Data records:
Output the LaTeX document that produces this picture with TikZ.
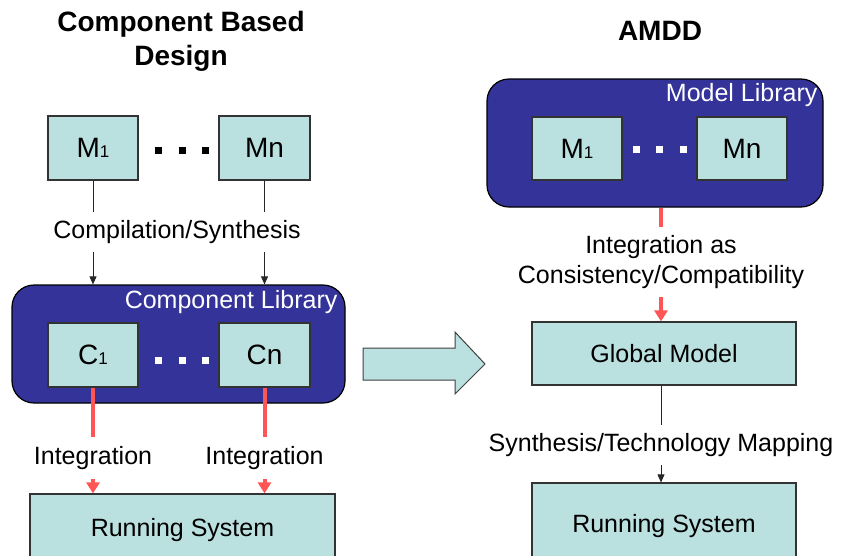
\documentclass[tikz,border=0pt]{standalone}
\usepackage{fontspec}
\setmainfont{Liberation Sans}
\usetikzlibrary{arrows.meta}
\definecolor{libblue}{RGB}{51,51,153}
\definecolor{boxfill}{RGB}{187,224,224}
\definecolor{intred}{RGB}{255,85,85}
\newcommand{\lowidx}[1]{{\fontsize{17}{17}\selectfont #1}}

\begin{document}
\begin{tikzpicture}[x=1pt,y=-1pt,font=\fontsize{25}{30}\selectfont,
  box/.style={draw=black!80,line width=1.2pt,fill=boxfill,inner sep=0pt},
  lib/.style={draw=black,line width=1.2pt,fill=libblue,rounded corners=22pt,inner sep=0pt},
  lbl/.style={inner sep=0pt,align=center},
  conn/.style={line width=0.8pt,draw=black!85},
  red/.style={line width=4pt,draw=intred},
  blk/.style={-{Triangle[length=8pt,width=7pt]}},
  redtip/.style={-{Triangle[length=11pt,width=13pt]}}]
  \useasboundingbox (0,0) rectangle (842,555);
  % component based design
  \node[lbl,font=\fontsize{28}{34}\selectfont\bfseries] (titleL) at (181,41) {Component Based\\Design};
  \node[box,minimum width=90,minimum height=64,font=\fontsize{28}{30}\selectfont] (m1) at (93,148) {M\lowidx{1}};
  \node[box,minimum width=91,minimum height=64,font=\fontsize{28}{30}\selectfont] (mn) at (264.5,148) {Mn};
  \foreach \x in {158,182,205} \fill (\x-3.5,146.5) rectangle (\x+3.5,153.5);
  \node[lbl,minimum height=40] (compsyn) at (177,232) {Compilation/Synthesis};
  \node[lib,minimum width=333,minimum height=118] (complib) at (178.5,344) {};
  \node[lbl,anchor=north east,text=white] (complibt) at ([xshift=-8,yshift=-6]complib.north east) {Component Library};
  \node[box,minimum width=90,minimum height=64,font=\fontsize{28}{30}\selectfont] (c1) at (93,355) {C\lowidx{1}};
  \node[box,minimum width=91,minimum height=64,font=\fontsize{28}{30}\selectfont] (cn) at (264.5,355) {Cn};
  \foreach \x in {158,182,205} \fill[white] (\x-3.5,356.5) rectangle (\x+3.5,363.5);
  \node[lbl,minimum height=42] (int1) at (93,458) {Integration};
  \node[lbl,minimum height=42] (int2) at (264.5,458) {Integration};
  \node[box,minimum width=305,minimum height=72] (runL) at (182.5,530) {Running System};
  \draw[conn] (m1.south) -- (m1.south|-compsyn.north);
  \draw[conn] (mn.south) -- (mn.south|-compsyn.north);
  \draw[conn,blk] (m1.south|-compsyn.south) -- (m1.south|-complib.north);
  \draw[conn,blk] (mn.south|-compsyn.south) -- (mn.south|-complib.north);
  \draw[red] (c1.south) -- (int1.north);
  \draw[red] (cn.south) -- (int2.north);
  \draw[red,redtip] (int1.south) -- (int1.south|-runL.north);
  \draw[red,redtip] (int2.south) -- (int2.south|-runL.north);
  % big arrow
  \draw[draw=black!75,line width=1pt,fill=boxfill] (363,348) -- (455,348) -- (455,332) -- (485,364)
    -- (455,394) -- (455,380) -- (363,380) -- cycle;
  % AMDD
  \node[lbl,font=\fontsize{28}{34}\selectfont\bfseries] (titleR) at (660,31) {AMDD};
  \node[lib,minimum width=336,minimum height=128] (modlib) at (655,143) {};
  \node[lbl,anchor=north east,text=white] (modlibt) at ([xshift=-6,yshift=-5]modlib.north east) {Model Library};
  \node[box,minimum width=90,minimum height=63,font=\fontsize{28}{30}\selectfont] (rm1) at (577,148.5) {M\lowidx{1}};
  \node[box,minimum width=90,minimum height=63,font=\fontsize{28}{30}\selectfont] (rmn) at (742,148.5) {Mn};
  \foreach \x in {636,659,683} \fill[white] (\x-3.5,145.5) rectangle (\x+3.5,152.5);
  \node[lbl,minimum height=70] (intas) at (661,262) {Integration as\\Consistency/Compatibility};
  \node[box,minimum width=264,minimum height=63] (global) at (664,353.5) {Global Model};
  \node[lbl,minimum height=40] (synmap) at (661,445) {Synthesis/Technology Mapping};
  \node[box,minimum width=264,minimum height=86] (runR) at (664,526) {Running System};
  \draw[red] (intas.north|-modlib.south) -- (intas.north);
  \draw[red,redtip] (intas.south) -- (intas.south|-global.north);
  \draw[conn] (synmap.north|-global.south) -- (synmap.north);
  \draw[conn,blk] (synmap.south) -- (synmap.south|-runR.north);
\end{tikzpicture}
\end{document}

--

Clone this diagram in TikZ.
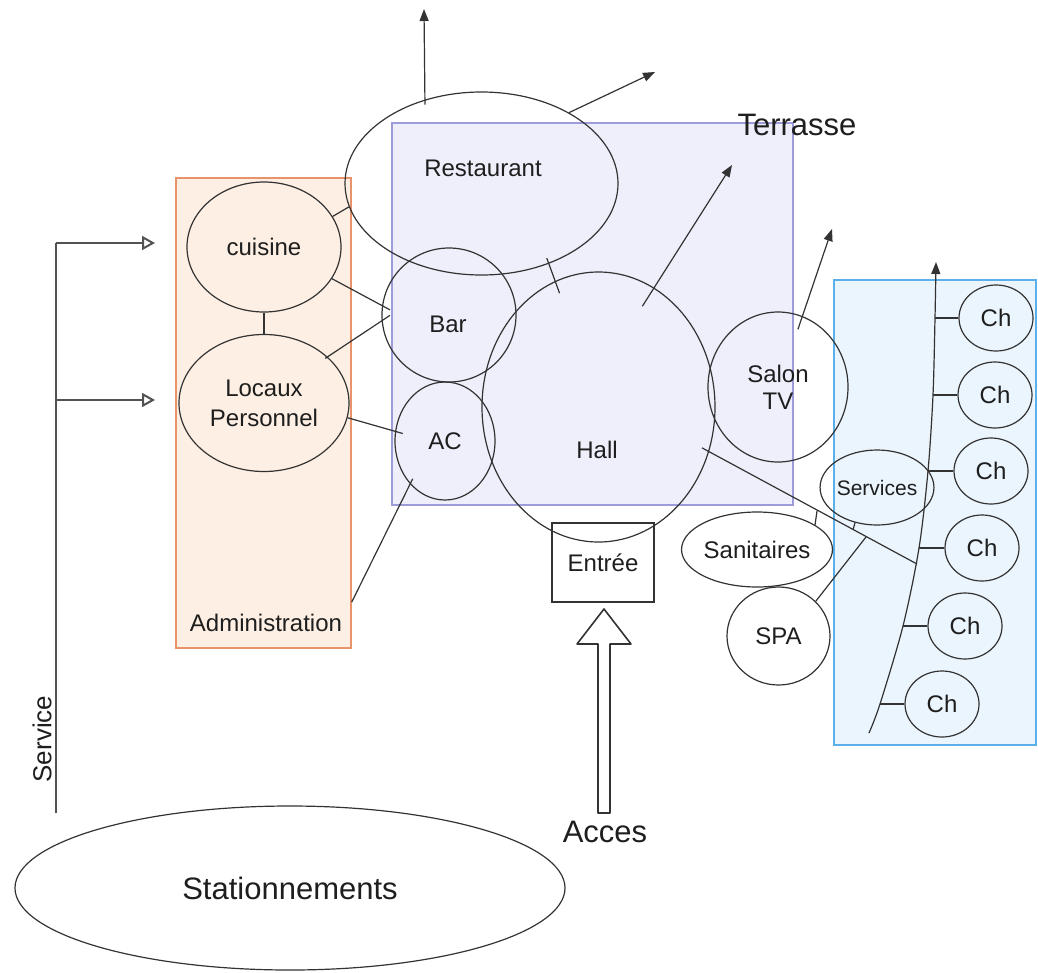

==

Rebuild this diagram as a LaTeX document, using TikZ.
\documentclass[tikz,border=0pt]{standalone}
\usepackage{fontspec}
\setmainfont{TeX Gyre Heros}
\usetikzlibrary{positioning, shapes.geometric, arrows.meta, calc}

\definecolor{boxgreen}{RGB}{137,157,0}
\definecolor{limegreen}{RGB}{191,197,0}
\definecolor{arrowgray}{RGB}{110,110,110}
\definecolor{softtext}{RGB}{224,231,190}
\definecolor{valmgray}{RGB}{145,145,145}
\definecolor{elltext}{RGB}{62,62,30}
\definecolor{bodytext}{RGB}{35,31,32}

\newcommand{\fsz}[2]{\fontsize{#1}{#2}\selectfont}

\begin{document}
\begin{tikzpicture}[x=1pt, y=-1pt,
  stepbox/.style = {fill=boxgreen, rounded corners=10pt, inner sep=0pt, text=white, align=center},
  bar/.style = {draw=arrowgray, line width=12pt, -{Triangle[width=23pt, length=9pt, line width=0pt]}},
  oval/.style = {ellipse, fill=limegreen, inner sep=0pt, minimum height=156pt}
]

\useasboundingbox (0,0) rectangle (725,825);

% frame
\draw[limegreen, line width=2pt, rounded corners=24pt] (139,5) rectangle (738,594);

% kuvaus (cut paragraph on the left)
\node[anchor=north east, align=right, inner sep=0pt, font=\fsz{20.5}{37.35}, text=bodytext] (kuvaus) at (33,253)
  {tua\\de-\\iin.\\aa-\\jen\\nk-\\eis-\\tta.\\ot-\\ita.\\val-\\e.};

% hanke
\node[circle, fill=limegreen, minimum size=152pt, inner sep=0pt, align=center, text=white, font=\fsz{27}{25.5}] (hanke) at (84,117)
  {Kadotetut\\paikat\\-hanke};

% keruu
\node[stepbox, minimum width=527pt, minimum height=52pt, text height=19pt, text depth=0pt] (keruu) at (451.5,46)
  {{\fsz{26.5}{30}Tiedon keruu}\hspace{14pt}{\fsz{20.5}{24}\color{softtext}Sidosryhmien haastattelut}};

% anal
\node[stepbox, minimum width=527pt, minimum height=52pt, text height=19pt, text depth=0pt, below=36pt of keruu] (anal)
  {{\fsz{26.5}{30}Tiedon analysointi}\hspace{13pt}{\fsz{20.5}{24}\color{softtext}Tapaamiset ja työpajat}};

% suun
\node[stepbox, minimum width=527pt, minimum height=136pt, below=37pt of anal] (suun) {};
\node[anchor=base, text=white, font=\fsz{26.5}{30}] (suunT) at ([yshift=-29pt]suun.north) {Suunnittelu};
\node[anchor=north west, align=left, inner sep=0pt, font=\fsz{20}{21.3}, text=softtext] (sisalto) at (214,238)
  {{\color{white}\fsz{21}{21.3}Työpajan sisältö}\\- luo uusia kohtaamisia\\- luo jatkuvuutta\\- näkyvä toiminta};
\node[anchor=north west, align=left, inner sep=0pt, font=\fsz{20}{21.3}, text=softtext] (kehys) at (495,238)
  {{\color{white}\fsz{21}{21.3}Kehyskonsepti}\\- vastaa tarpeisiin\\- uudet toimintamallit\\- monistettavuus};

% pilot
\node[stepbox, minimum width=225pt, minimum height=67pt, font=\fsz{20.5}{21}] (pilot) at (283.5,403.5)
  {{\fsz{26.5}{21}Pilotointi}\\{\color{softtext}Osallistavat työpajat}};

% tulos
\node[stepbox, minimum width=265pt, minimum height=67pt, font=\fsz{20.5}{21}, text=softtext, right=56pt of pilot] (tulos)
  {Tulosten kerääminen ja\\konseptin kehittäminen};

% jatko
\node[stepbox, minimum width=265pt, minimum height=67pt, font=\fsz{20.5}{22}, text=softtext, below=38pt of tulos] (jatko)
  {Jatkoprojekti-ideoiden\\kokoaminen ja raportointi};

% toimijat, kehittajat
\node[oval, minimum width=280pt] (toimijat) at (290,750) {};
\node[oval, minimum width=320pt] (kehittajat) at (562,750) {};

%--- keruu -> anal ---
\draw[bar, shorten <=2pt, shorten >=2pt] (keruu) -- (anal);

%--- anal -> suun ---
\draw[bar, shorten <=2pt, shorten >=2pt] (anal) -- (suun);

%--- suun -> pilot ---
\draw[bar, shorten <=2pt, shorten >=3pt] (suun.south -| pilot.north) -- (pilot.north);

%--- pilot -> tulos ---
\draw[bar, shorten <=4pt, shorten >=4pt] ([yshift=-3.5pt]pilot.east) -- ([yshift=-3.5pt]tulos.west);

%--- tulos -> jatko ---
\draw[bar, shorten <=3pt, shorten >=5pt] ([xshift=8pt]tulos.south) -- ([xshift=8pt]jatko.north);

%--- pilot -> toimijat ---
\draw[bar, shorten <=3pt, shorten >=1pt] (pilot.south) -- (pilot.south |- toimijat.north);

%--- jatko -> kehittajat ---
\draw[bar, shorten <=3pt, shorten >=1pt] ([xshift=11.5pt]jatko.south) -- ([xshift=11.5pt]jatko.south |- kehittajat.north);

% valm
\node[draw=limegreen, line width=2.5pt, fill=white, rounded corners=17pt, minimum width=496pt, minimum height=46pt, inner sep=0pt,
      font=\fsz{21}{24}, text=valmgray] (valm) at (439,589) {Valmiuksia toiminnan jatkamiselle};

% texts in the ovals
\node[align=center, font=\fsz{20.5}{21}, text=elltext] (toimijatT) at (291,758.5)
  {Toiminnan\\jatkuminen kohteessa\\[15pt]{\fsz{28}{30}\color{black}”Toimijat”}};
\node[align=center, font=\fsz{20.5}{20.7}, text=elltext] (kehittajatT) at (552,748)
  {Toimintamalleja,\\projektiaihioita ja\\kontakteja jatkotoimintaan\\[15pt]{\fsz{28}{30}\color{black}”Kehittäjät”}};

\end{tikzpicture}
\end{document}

What you will do: From the line with "Rebuild this diagram" through the line with "(139,5) rectangle (738,594);", set down every line exactly and nothing besides.

Result below:
Rebuild this diagram as a LaTeX document, using TikZ.
\documentclass[tikz,border=0pt]{standalone}
\usepackage{fontspec}
\setmainfont{TeX Gyre Heros}
\usetikzlibrary{positioning, shapes.geometric, arrows.meta, calc}

\definecolor{boxgreen}{RGB}{137,157,0}
\definecolor{limegreen}{RGB}{191,197,0}
\definecolor{arrowgray}{RGB}{110,110,110}
\definecolor{softtext}{RGB}{224,231,190}
\definecolor{valmgray}{RGB}{145,145,145}
\definecolor{elltext}{RGB}{62,62,30}
\definecolor{bodytext}{RGB}{35,31,32}

\newcommand{\fsz}[2]{\fontsize{#1}{#2}\selectfont}

\begin{document}
\begin{tikzpicture}[x=1pt, y=-1pt,
  stepbox/.style = {fill=boxgreen, rounded corners=10pt, inner sep=0pt, text=white, align=center},
  bar/.style = {draw=arrowgray, line width=12pt, -{Triangle[width=23pt, length=9pt, line width=0pt]}},
  oval/.style = {ellipse, fill=limegreen, inner sep=0pt, minimum height=156pt}
]

\useasboundingbox (0,0) rectangle (725,825);

% frame
\draw[limegreen, line width=2pt, rounded corners=24pt] (139,5) rectangle (738,594);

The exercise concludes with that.